— Start of Dataset records —

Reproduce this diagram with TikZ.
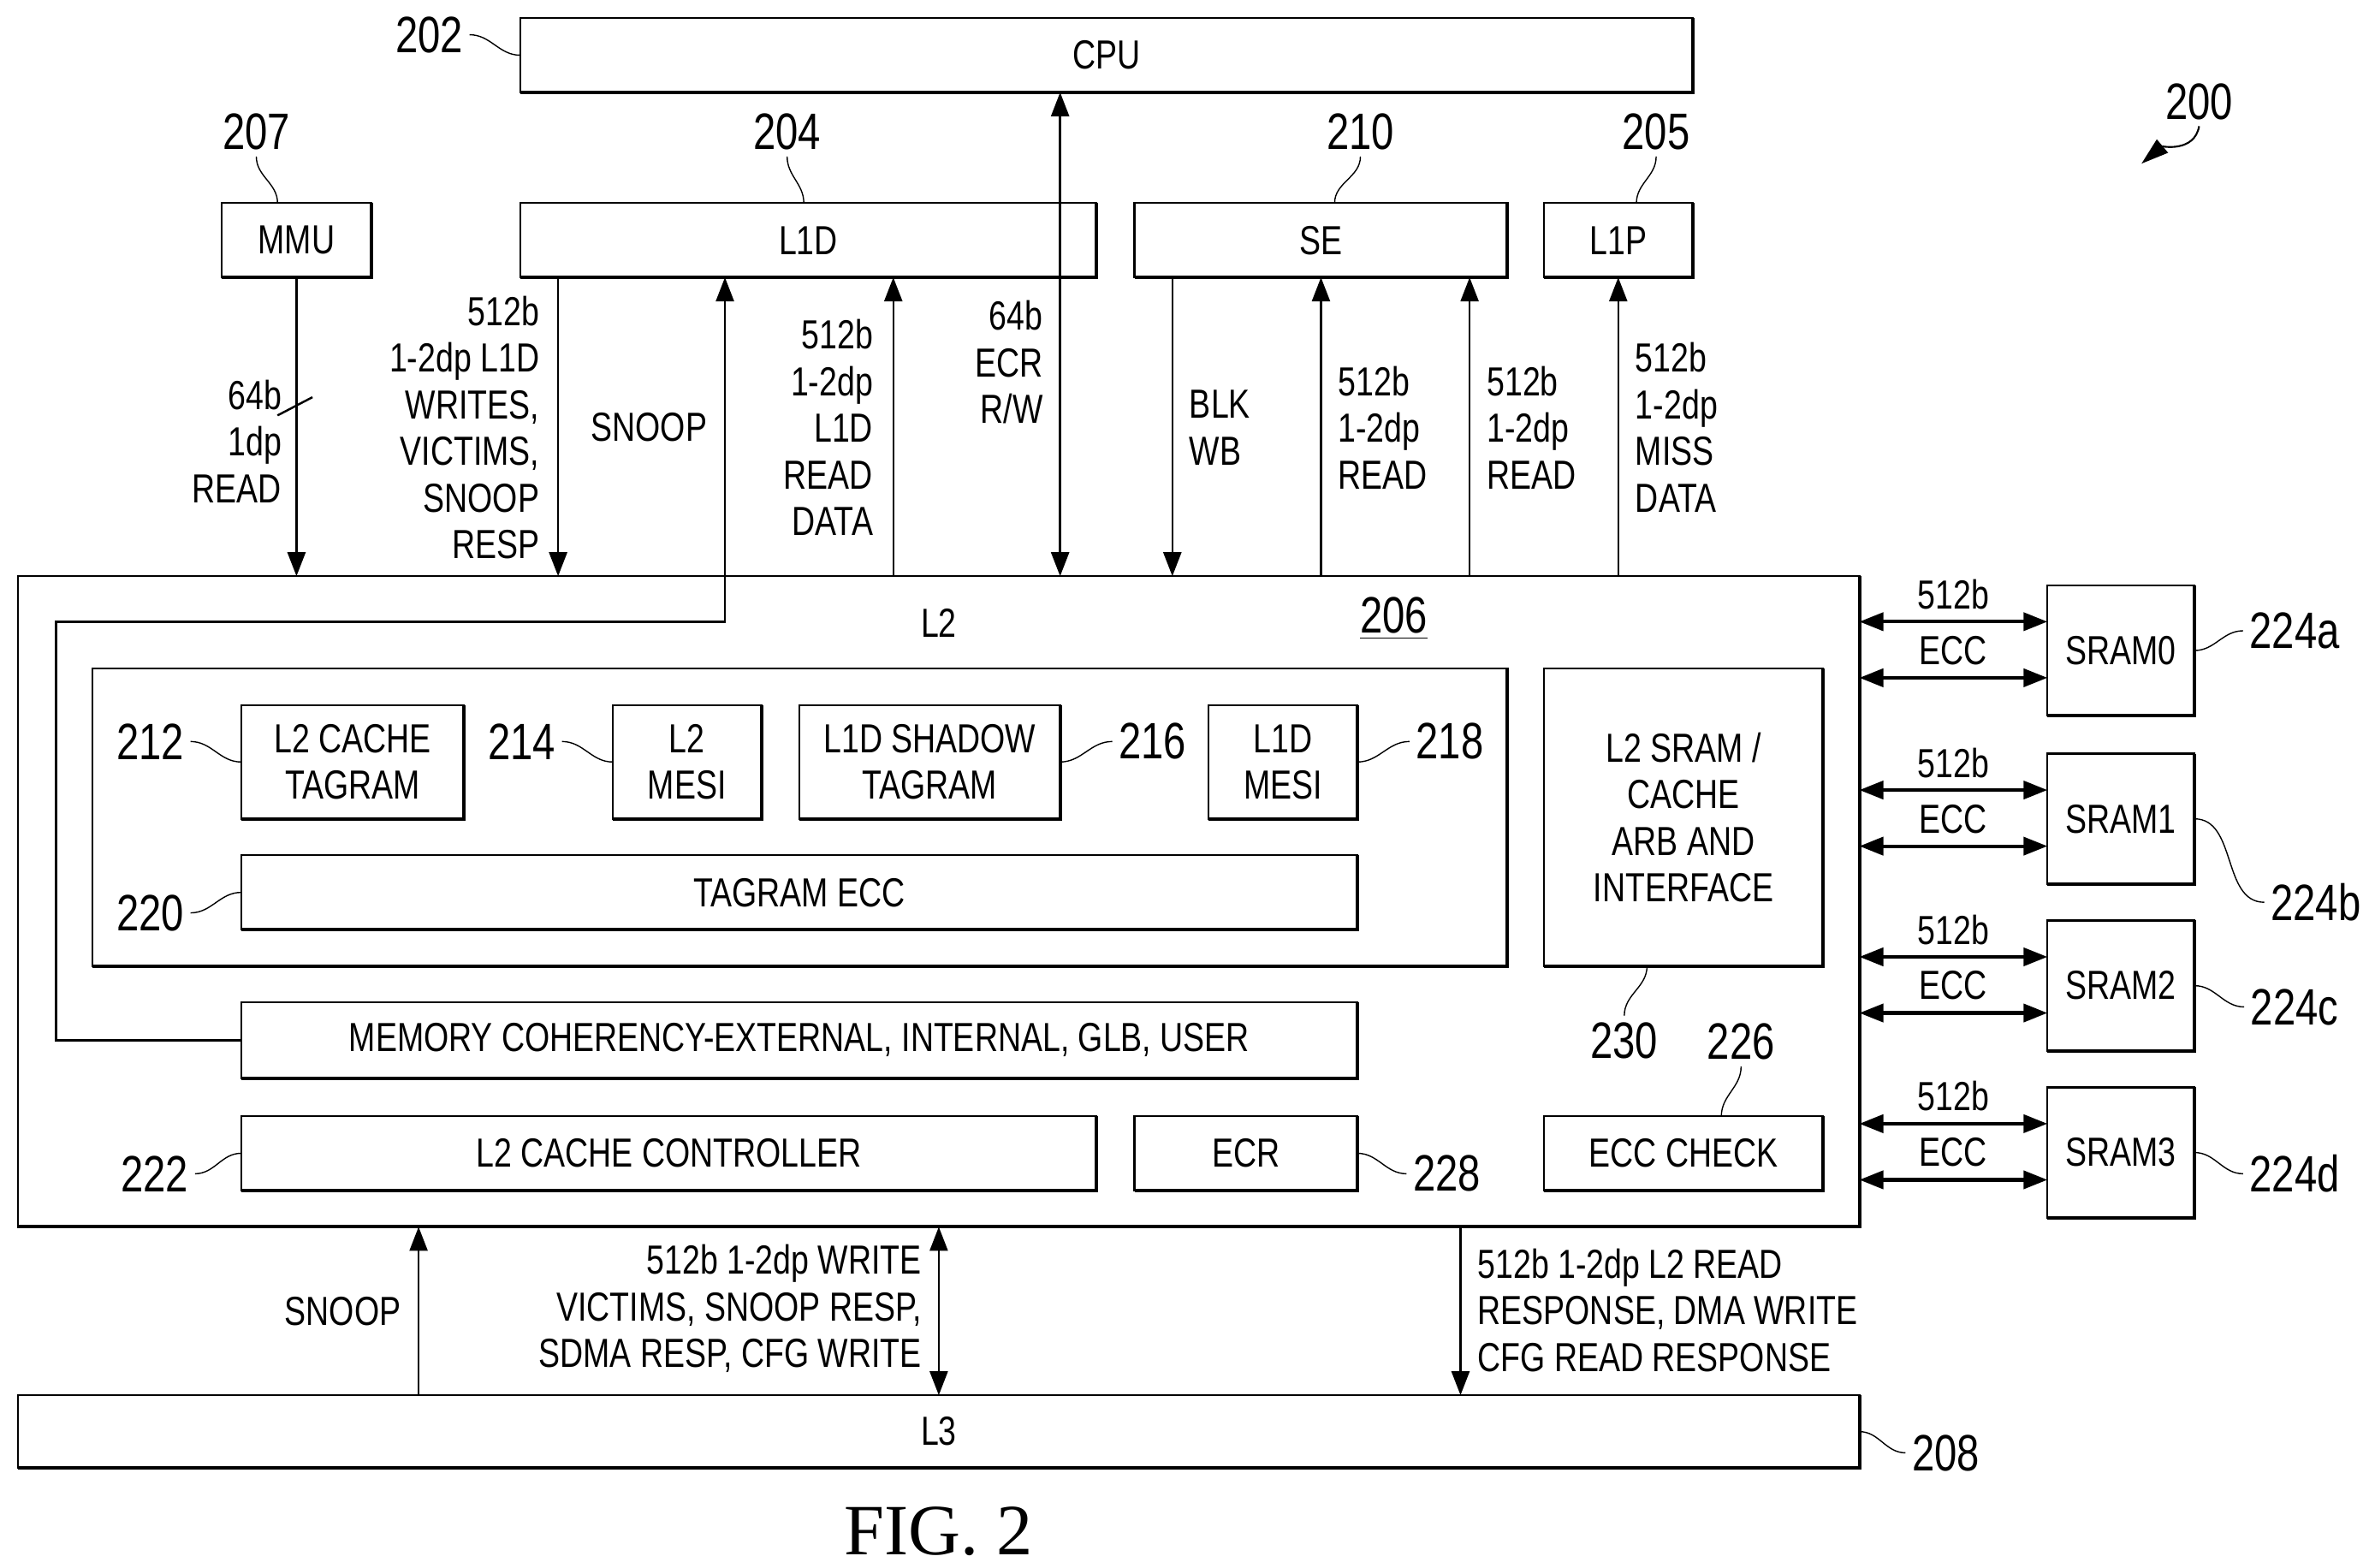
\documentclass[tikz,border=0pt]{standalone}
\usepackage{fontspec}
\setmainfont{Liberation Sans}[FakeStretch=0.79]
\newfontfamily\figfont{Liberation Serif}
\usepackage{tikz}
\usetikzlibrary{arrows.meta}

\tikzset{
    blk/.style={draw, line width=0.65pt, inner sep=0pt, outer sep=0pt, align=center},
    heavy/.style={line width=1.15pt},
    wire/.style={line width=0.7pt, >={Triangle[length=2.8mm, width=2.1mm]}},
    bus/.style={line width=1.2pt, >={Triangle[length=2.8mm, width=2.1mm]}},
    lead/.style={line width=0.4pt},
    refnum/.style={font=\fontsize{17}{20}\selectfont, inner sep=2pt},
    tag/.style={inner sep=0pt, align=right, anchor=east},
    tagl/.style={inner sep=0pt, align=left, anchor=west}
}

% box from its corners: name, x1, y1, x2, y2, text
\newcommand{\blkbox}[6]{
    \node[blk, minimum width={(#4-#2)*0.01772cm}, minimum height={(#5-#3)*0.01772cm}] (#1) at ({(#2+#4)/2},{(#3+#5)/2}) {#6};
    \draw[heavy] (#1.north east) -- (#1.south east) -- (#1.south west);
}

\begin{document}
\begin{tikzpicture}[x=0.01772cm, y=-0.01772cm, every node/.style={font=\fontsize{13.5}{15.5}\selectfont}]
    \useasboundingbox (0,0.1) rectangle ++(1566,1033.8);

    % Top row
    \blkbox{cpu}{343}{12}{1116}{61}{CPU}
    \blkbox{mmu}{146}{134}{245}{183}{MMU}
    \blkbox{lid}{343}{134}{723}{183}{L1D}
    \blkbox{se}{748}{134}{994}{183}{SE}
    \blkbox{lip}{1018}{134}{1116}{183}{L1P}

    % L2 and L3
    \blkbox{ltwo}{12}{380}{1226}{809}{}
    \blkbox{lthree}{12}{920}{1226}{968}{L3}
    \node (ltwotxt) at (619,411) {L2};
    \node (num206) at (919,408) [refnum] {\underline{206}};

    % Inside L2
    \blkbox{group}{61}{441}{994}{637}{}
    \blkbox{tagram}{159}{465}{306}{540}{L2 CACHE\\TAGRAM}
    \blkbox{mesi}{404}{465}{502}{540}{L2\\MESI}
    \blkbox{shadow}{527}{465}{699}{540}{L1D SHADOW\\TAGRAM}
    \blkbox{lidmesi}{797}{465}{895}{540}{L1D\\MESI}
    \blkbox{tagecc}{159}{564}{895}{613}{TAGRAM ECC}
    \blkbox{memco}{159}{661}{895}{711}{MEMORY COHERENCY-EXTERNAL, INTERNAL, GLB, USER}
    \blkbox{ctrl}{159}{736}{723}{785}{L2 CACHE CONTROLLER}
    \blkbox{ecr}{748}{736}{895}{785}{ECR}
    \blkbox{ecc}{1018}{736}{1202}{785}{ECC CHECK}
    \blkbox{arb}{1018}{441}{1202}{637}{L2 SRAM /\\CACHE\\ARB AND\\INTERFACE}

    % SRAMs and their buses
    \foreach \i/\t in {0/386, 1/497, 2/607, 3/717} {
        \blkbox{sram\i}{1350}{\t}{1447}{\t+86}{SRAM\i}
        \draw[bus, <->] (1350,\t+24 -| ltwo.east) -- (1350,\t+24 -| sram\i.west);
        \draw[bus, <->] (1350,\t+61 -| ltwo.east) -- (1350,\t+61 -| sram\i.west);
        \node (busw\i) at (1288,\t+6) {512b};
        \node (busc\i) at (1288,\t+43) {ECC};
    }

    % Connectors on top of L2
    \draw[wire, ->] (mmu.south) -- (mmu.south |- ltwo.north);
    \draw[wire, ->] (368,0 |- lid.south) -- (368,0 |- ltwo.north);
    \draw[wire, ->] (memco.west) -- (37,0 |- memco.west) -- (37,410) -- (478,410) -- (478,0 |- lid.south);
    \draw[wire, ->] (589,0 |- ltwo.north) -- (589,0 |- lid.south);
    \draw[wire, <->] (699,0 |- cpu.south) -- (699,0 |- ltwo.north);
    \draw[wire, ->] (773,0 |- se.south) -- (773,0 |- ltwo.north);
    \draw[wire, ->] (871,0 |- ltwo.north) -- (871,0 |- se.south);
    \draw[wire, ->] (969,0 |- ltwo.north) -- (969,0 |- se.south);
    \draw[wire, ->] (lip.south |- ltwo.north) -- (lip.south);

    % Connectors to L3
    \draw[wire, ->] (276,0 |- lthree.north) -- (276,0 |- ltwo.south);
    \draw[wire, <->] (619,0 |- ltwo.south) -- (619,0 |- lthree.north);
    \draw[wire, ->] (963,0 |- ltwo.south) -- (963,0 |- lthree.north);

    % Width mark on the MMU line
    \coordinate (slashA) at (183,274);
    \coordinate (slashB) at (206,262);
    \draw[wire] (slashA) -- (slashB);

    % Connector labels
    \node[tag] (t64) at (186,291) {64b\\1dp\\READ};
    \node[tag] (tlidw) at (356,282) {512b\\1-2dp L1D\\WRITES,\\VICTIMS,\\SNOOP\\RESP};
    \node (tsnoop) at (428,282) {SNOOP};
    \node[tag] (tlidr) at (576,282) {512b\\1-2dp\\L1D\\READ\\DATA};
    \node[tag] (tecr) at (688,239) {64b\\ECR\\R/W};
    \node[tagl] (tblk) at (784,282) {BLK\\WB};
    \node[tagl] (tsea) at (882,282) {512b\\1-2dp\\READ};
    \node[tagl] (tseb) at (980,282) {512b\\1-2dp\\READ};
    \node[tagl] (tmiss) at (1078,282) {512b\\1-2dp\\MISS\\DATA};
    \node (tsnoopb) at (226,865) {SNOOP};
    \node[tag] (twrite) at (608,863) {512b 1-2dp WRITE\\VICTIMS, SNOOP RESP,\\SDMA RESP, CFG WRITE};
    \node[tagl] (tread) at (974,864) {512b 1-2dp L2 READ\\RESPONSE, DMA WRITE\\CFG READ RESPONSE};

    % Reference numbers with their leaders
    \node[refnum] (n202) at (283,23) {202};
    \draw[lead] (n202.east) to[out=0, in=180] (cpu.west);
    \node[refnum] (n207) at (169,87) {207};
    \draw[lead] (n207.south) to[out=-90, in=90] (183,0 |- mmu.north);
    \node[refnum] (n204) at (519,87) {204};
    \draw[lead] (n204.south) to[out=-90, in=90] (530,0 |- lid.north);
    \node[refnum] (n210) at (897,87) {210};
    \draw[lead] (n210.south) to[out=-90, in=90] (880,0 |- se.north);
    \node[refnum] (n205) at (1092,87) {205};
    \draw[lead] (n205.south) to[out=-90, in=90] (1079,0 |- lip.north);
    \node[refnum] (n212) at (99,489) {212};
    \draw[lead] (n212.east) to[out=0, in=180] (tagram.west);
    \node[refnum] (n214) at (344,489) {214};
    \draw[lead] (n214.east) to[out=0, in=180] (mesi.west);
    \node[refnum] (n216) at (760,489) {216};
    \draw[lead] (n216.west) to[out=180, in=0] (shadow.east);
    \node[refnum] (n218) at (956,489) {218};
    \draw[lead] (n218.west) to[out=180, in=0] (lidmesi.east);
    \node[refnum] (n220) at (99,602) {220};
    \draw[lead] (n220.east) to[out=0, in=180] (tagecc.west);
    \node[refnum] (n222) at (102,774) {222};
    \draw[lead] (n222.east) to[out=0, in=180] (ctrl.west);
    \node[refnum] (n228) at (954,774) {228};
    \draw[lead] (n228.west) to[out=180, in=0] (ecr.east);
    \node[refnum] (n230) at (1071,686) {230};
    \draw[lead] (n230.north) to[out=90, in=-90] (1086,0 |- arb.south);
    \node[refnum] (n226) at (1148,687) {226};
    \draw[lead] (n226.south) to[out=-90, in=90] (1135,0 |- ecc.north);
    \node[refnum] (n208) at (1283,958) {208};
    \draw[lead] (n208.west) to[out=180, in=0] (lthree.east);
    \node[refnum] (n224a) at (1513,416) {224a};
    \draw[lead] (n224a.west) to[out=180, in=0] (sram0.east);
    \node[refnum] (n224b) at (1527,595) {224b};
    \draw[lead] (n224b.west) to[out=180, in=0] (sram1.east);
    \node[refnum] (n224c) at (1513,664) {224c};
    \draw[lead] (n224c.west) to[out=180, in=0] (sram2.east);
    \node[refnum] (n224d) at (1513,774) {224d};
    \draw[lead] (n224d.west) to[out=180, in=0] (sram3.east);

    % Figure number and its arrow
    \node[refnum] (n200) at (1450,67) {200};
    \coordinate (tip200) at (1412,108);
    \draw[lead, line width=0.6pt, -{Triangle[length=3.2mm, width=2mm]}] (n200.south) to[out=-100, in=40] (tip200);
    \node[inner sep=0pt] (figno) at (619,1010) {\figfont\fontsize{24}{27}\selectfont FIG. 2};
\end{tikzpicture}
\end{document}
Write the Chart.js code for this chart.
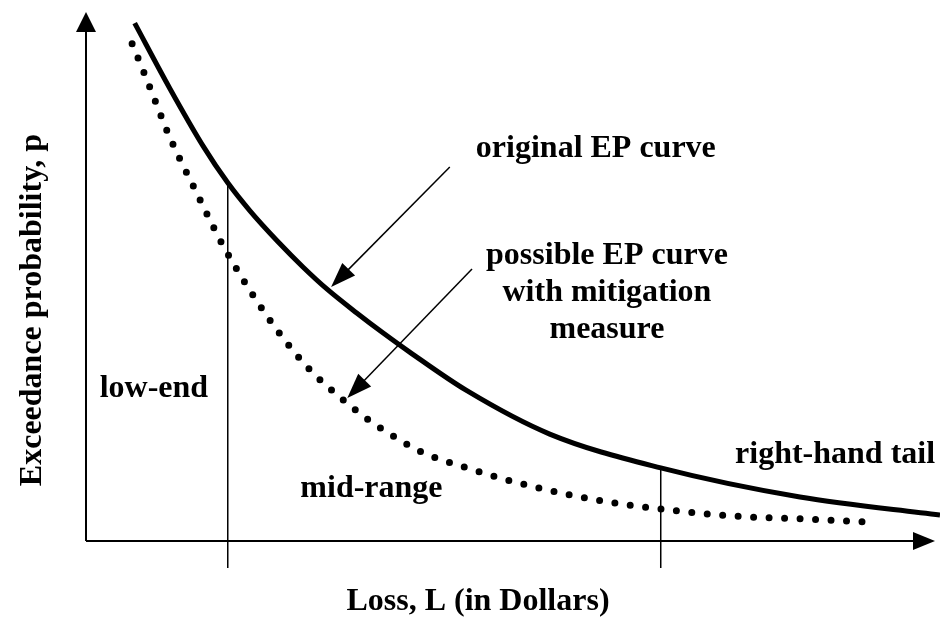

— End of Dataset records —

* Challenge
Scan the material and collect every line that contains "with".

* Exercise response
Reproduce this diagram with TikZ.
    % Reference numbers with their leaders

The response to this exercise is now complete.